Scour sued over downloaded movies

Scour Exchange -- the Napster of cinema -- allows users to trade movies off their hard drives, but the studios are screaming 'Cut!' Get the picture?
Written by Robert Lemos, Contributor
Three industry associations representing movie studios, record companies and music publishers filed suit against Scour Inc. on Thursday, claiming that the Beverly Hills, Calif., company's newest service, the Scour Exchange, contributes to copyright infringement.

"Scour is Napster with movies," said Jack Valenti, the chairman and the CEO of the Motion Picture Association of America, one of the three plaintiffs in the lawsuit filed in federal court in New York.

Scour, which is best known for its multimedia search portal Scour.net, started the Scour Exchange, or SX, last April.

The software client, once installed, allows users to connect to other computers and download specific multimedia files from each others' hard drives.

Unlike Napster, which only allows the downloading of MP3 music files, SX allows users to swap MP3, video and image files.

That has the MPAA and others up in arms.

"You cannot take property that belongs to someone else and copy it. The complaint sites specific movies that can be found on Scour," Valenti said.

The movie exec claims that he found 25,000 people online and using SX when he connected to look at the technology.

"When 25,000 people are on the site at the same time, you know there is a lot of copying going on," he said.

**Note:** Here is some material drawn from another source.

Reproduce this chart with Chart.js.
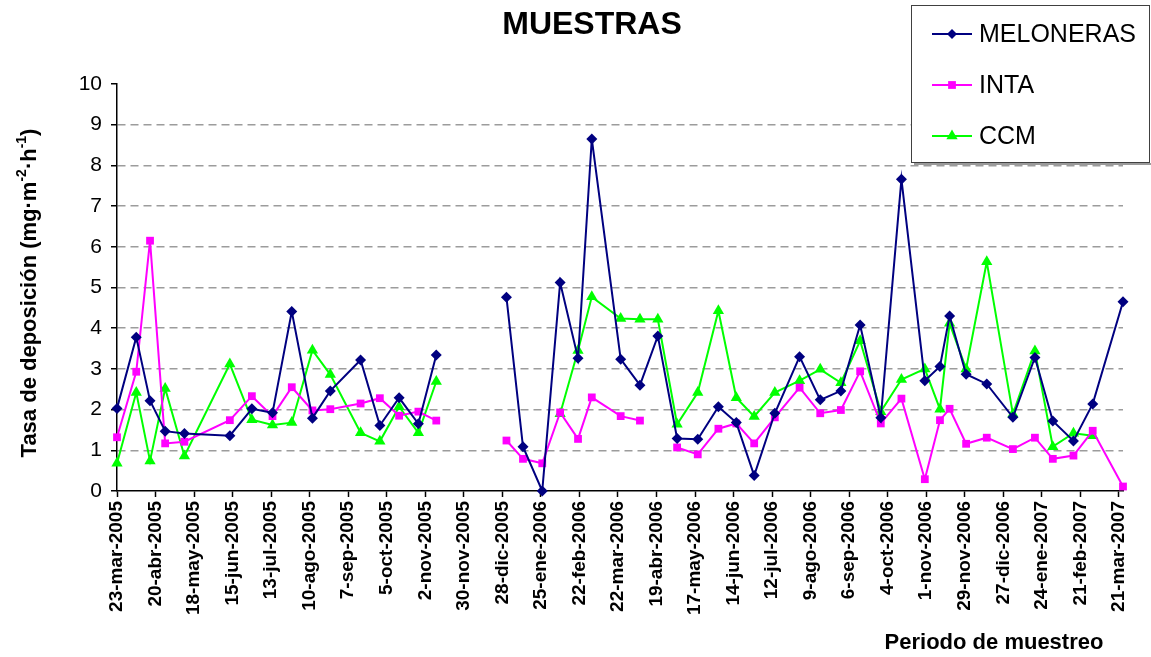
<!DOCTYPE html>
<html>
<head>
<meta charset="utf-8">
<script src="https://cdn.jsdelivr.net/npm/chart.js@4/dist/chart.umd.min.js"></script>
<style>
  html, body { margin: 0; padding: 0; background: #fff; }
  #wrap { width: 1151px; height: 657px; }
</style>
</head>
<body>
<div id="wrap"><canvas id="chart" width="1151" height="657"></canvas></div>
<script>
// fechas de muestreo (la de 30-nov-2005 no tiene datos: corta las lineas)
const sampleDates = [
  '2005-03-23','2005-04-06','2005-04-16','2005-04-27','2005-05-11','2005-06-13','2005-06-29','2005-07-14',
  '2005-07-28','2005-08-12','2005-08-25','2005-09-16','2005-09-30','2005-10-14','2005-10-28','2005-11-10',
  '2005-11-30',
  '2005-12-31','2006-01-12','2006-01-26','2006-02-08','2006-02-21','2006-03-03','2006-03-24','2006-04-07',
  '2006-04-20','2006-05-04','2006-05-19','2006-06-03','2006-06-16','2006-06-29','2006-07-14','2006-08-01',
  '2006-08-16','2006-08-31','2006-09-14','2006-09-29','2006-10-14','2006-10-31','2006-11-11','2006-11-18',
  '2006-11-30','2006-12-15','2007-01-03','2007-01-19','2007-02-01','2007-02-16','2007-03-02','2007-03-24'
];
const meloneras = [
  2.03, 3.78, 2.22, 1.47, 1.41, 1.36, 2.02, 1.92, 4.41, 1.79, 2.46, 3.22, 1.61, 2.29, 1.65, 3.34,
  null,
  4.76, 1.09, 0.00, 5.12, 3.26, 8.65, 3.24, 2.60, 3.81, 1.29, 1.27, 2.07, 1.68, 0.38, 1.91, 3.30,
  2.24, 2.46, 4.08, 1.80, 7.66, 2.71, 3.06, 4.30, 2.87, 2.63, 1.81, 3.28, 1.72, 1.23, 2.14, 4.65
];
const inta = [
  1.32, 2.93, 6.15, 1.17, 1.21, 1.74, 2.33, 1.84, 2.55, 1.98, 2.01, 2.15, 2.28, 1.85, 1.95, 1.73,
  null,
  1.24, 0.79, 0.68, 1.93, 1.28, 2.30, 1.84, 1.73, null, 1.07, 0.90, 1.53, 1.66, 1.17, 1.81, 2.54,
  1.91, 1.99, 2.94, 1.66, 2.27, 0.29, 1.74, 2.02, 1.16, 1.31, 1.03, 1.31, 0.79, 0.87, 1.48, 0.11
];
const ccm = [
  0.68, 2.42, 0.74, 2.52, 0.86, 3.12, 1.75, 1.62, 1.68, 3.46, 2.86, 1.43, 1.22, 2.07, 1.43, 2.69,
  null,
  null, null, null, 1.90, 3.45, 4.77, 4.24, 4.22, 4.22, 1.64, 2.42, 4.43, 2.29, 1.83, 2.42, 2.71,
  2.99, 2.66, 3.69, 1.95, 2.74, 3.00, 2.01, 4.12, 3.00, 5.63, 1.89, 3.44, 1.09, 1.42, 1.36, null
];
const tickLabels = [
  '23-mar-2005','20-abr-2005','18-may-2005','15-jun-2005','13-jul-2005','10-ago-2005','7-sep-2005',
  '5-oct-2005','2-nov-2005','30-nov-2005','28-dic-2005','25-ene-2006','22-feb-2006','22-mar-2006',
  '19-abr-2006','17-may-2006','14-jun-2006','12-jul-2006','9-ago-2006','6-sep-2006','4-oct-2006',
  '1-nov-2006','29-nov-2006','27-dic-2006','24-ene-2007','21-feb-2007','21-mar-2007'
];
const seriesNames = ['MELONERAS', 'INTA', 'CCM'];
const seriesColors = ['#000080', '#ff00ff', '#00ff00'];
const seriesMarkers = ['rectRot', 'rect', 'triangle'];

const FONT = "'Liberation Sans', Arial, sans-serif";
const t0 = Date.parse(sampleDates[0]);
function dayOf(s) { return (Date.parse(s) - t0) / 864e5; }

function makeSet(i, values, radius) {
    return {
        label: seriesNames[i],
        data: sampleDates.map((d, k) => ({ x: dayOf(d), y: values[k] })),
        borderColor: seriesColors[i],
        backgroundColor: seriesColors[i],
        borderWidth: 2,
        pointStyle: seriesMarkers[i],
        pointRadius: radius,
        pointBorderWidth: 0,
        pointBackgroundColor: seriesColors[i],
        tension: 0,
        spanGaps: false,
        clip: false
    };
}

function drawMarker(ctx, style, x, y, r) {
    ctx.beginPath();
    if (style === 'rectRot') {
        ctx.moveTo(x, y - r); ctx.lineTo(x + r, y); ctx.lineTo(x, y + r); ctx.lineTo(x - r, y);
    } else if (style === 'rect') {
        const s = r * Math.SQRT1_2;
        ctx.rect(x - s, y - s, 2 * s, 2 * s);
    } else {
        ctx.moveTo(x, y - r); ctx.lineTo(x + r * 0.866, y + r * 0.5); ctx.lineTo(x - r * 0.866, y + r * 0.5);
    }
    ctx.closePath();
    ctx.fill();
}

const textPlugin = {
    id: 'texts',
    afterDraw(chart) {
        const ctx = chart.ctx;
        ctx.save();
        ctx.fillStyle = '#000';
        // titulo
        ctx.font = 'bold 32px ' + FONT;
        ctx.textAlign = 'center'; ctx.textBaseline = 'middle';
        ctx.fillText('MUESTRAS', 592, 25);
        // titulo eje x
        ctx.font = 'bold 22px ' + FONT;
        ctx.fillText('Periodo de muestreo', 994, 643);
        // titulo eje y con superindices
        const parts = [['Tasa de deposición (mg·m', false], ['-2', true], ['·h', false], ['-1', true], [')', false]];
        const big = 'bold 22px ' + FONT, small = 'bold 14px ' + FONT;
        let total = 0;
        parts.forEach(p => { ctx.font = p[1] ? small : big; total += ctx.measureText(p[0]).width; });
        ctx.translate(30, 293);
        ctx.rotate(-Math.PI / 2);
        ctx.textAlign = 'left';
        let px = -total / 2;
        parts.forEach(p => {
            ctx.font = p[1] ? small : big;
            ctx.fillText(p[0], px, p[1] ? -8 : 0);
            px += ctx.measureText(p[0]).width;
        });
        ctx.restore();

        // leyenda
        ctx.save();
        ctx.fillStyle = '#9a9a9a';
        ctx.fillRect(914, 163, 237, 2);
        ctx.fillStyle = '#fff';
        ctx.fillRect(911, 5, 239, 158);
        ctx.strokeStyle = '#404040';
        ctx.lineWidth = 1;
        ctx.strokeRect(911.5, 5.5, 238, 157);
        const rows = [34, 85, 136];
        const radii = [5, 5.5, 6.5];
        ctx.font = '25px ' + FONT;
        ctx.textBaseline = 'middle';
        ctx.textAlign = 'left';
        rows.forEach((y, i) => {
            ctx.strokeStyle = seriesColors[i];
            ctx.lineWidth = 2;
            ctx.beginPath(); ctx.moveTo(932, y); ctx.lineTo(972, y); ctx.stroke();
            ctx.fillStyle = seriesColors[i];
            drawMarker(ctx, seriesMarkers[i], 952, y, radii[i]);
            ctx.fillStyle = '#000';
            ctx.fillText(seriesNames[i], 979, y + 1);
        });
        ctx.restore();
    }
};

new Chart(document.getElementById('chart'), {
    type: 'line',
    data: {
        datasets: [makeSet(0, meloneras, 5.5), makeSet(1, inta, 5.5), makeSet(2, ccm, 6.5)]
    },
    options: {
        responsive: false,
        animation: false,
        events: [],
        layout: { padding: { top: 84, right: 28, left: 0, bottom: 0 } },
        plugins: { legend: { display: false }, title: { display: false }, tooltip: { enabled: false } },
        scales: {
            x: {
                type: 'linear',
                min: 0,
                max: 731,
                afterBuildTicks: s => { s.ticks = tickLabels.map((l, i) => ({ value: i * 28 })); },
                afterFit: s => { s.height = 166; },
                ticks: {
                    autoSkip: false,
                    maxRotation: 90,
                    minRotation: 90,
                    padding: 4,
                    color: '#000',
                    font: { family: FONT, size: 19, weight: 'bold' },
                    callback: (v, i) => tickLabels[i]
                },
                grid: { drawOnChartArea: false, drawTicks: true, tickLength: 6, tickColor: '#000', tickWidth: 1.5 },
                border: { color: '#000', width: 1.5 }
            },
            y: {
                min: 0,
                max: 10,
                afterFit: s => { s.width = 117; },
                ticks: {
                    stepSize: 1,
                    padding: 9,
                    color: '#000',
                    font: { family: FONT, size: 21 }
                },
                grid: {
                    color: c => (c.tick && (c.tick.value === 0 || c.tick.value === 10)) ? 'rgba(0,0,0,0)' : '#9c9c9c',
                    lineWidth: 1.5,
                    tickLength: 6,
                    tickColor: '#000',
                    tickWidth: 1.5,
                    tickBorderDash: []
                },
                border: { color: '#000', width: 1.5, dash: [8, 5] }
            }
        }
    },
    plugins: [textPlugin]
});
</script>
</body>
</html>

A look at top download sites confirmed that at least 100,000 users have downloaded the latest version of the SX program.

Movies found on the service include "Gladiator," "The Patriot" and even the "X-Men," which was release six days ago.

A great many songs have also made their way into the exchange, which has led both the Recording Industry Association of America and the National Music Publishers Association to join the suit.

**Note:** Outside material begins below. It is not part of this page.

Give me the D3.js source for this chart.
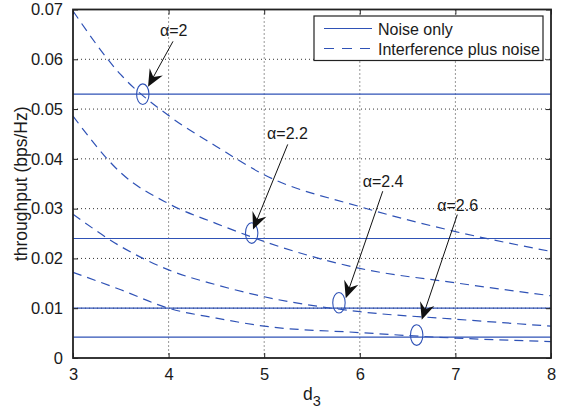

The New York lawsuit marks the latest legal shot fired by copyright owners in their fight to quash what is quickly becoming rampant copying of their wares on the Internet.

Next week, the RIAA will also appear in federal court in San Francisco to ask for a preliminary injunction to stop Napster from facilitating the free trading of music online.

In New York, the MPAA started its federal lawsuit against three New York-based Web sites for copyright infringement because the sites carried copies of a program designed to defeat the encryption on digital video discs.

Among the defendants is the publisher of the underground Webzine 2600, Eric Corley, better known by his nom de Net, Emmanuel Goldstein.

Scour could not be reached for comment.